* _REQUIRED TASK_
Your task is to retype, word for word, the lines from the start of the data through the line holding "1.05, 1.1, 1.15]". Do not include the pictures.

* _SOURCE EXCERPT_
## BEGIN

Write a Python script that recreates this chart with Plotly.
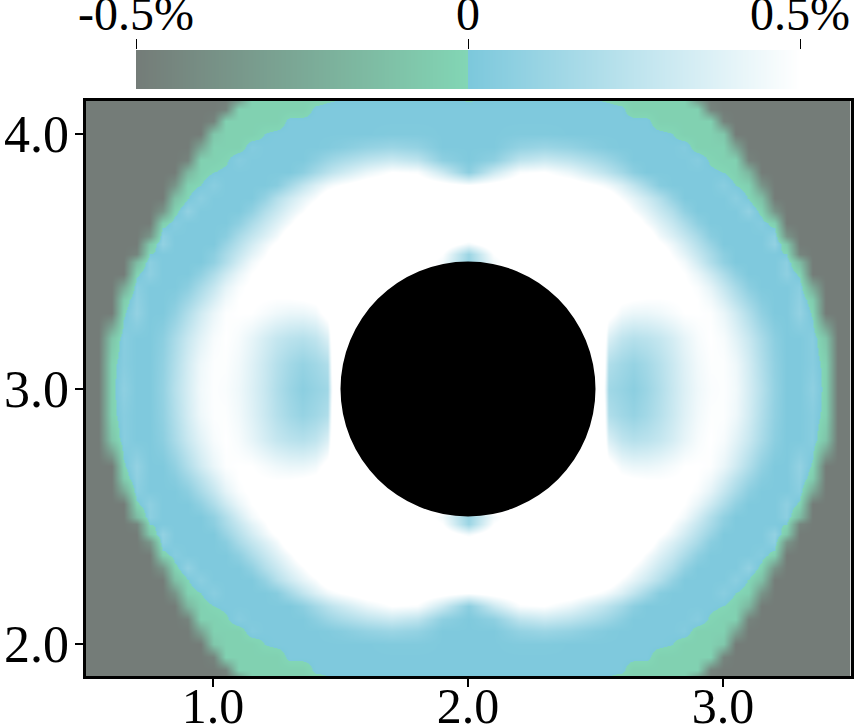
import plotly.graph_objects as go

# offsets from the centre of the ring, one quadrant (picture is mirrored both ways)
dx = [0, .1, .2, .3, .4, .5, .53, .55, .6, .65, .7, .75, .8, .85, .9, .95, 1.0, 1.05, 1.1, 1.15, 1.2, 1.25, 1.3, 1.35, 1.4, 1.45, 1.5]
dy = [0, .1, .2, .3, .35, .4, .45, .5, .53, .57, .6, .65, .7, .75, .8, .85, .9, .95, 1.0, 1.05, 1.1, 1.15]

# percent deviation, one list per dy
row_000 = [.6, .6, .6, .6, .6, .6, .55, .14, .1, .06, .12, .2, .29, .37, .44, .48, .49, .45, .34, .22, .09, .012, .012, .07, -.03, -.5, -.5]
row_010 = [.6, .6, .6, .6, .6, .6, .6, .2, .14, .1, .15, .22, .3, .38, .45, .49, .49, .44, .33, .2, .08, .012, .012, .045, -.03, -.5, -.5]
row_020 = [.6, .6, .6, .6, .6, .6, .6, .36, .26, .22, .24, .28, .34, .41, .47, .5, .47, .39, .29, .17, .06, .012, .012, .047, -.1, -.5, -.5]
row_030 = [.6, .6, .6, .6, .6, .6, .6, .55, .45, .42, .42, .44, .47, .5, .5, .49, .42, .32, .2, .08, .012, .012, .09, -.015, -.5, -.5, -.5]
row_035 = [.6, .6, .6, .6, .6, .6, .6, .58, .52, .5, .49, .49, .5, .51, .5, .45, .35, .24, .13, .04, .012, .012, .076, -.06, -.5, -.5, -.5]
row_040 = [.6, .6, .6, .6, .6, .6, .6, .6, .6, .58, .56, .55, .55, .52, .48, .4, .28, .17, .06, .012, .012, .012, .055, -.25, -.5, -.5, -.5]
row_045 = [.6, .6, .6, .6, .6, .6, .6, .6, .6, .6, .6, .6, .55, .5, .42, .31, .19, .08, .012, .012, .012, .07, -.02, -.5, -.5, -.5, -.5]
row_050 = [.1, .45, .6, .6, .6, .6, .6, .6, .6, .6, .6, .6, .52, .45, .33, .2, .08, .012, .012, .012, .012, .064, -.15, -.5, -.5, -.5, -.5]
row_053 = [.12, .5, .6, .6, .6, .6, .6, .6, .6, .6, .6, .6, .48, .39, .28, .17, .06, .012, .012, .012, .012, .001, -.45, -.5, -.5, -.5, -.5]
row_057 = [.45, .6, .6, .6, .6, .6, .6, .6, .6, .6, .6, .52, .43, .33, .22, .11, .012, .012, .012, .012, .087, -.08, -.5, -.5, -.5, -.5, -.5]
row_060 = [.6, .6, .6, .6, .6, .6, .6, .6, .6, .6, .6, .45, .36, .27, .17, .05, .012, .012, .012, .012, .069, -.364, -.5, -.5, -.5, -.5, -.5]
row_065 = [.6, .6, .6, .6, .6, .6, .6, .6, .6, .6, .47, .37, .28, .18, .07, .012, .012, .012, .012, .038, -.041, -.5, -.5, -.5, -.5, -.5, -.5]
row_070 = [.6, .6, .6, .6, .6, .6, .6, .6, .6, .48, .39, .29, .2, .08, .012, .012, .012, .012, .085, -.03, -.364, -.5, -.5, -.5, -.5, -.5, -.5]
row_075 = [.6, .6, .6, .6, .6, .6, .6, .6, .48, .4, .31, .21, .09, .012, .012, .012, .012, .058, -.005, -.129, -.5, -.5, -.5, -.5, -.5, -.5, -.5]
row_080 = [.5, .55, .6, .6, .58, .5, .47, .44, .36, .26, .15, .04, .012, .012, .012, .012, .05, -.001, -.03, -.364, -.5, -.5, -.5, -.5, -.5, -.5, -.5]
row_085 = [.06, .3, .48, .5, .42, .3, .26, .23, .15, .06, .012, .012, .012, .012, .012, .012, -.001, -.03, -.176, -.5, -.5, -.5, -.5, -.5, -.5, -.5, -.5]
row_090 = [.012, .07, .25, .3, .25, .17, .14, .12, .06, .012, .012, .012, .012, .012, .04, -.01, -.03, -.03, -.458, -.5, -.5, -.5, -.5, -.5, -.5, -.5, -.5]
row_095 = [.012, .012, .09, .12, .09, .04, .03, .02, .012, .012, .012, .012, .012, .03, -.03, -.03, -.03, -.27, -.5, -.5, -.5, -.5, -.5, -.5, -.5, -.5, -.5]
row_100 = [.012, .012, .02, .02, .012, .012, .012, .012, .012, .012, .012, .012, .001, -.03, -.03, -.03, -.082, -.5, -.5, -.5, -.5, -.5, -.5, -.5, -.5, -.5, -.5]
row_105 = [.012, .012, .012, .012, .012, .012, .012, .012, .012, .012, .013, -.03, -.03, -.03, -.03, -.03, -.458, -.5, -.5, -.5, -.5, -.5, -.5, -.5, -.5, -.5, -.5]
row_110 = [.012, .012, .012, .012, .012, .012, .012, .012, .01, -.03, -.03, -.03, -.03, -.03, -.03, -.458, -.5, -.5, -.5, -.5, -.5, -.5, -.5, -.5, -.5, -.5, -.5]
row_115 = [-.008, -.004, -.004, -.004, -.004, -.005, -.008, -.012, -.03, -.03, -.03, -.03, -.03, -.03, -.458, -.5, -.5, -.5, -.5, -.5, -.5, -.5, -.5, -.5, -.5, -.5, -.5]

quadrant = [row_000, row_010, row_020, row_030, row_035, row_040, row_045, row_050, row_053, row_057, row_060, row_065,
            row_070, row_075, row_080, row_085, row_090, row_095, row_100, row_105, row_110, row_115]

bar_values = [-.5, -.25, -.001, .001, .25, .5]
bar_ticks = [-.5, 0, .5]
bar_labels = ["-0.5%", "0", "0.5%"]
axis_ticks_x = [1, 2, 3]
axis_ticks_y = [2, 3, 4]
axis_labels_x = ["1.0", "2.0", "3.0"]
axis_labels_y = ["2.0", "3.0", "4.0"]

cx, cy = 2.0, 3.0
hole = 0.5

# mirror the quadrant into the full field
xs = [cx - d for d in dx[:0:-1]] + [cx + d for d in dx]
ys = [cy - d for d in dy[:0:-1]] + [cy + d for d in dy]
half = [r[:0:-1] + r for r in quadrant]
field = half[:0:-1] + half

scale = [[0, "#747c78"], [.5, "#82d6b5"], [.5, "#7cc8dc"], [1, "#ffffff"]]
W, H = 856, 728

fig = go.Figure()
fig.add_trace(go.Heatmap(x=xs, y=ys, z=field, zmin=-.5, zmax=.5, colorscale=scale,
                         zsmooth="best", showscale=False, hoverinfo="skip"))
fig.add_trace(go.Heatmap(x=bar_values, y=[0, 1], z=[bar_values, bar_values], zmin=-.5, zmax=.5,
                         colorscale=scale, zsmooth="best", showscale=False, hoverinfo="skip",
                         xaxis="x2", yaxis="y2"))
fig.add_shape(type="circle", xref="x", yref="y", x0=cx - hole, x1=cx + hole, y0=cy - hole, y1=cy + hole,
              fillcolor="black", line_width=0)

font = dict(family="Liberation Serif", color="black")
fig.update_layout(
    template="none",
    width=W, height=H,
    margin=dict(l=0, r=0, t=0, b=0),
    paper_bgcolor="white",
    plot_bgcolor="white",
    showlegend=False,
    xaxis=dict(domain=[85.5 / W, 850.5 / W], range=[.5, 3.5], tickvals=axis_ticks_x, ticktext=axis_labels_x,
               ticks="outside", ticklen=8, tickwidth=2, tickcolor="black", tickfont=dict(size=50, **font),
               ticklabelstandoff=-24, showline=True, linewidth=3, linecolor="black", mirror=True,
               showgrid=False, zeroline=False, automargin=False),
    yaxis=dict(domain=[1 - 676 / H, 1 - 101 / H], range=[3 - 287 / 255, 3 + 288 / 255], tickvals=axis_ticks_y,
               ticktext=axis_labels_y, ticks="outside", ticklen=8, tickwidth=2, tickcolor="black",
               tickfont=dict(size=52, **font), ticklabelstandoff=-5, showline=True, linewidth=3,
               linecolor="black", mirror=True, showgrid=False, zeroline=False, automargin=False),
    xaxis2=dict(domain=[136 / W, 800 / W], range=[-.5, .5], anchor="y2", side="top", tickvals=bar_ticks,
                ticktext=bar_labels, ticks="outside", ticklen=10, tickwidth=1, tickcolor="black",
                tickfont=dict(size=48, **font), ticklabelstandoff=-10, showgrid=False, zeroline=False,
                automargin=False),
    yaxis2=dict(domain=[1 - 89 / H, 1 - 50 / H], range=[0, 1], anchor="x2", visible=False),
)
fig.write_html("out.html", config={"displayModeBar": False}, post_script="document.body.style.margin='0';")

## END

* _TASK RESPONSE_
Write a Python script that recreates this chart with Plotly.
import plotly.graph_objects as go

# offsets from the centre of the ring, one quadrant (picture is mirrored both ways)
dx = [0, .1, .2, .3, .4, .5, .53, .55, .6, .65, .7, .75, .8, .85, .9, .95, 1.0, 1.05, 1.1, 1.15, 1.2, 1.25, 1.3, 1.35, 1.4, 1.45, 1.5]
dy = [0, .1, .2, .3, .35, .4, .45, .5, .53, .57, .6, .65, .7, .75, .8, .85, .9, .95, 1.0, 1.05, 1.1, 1.15]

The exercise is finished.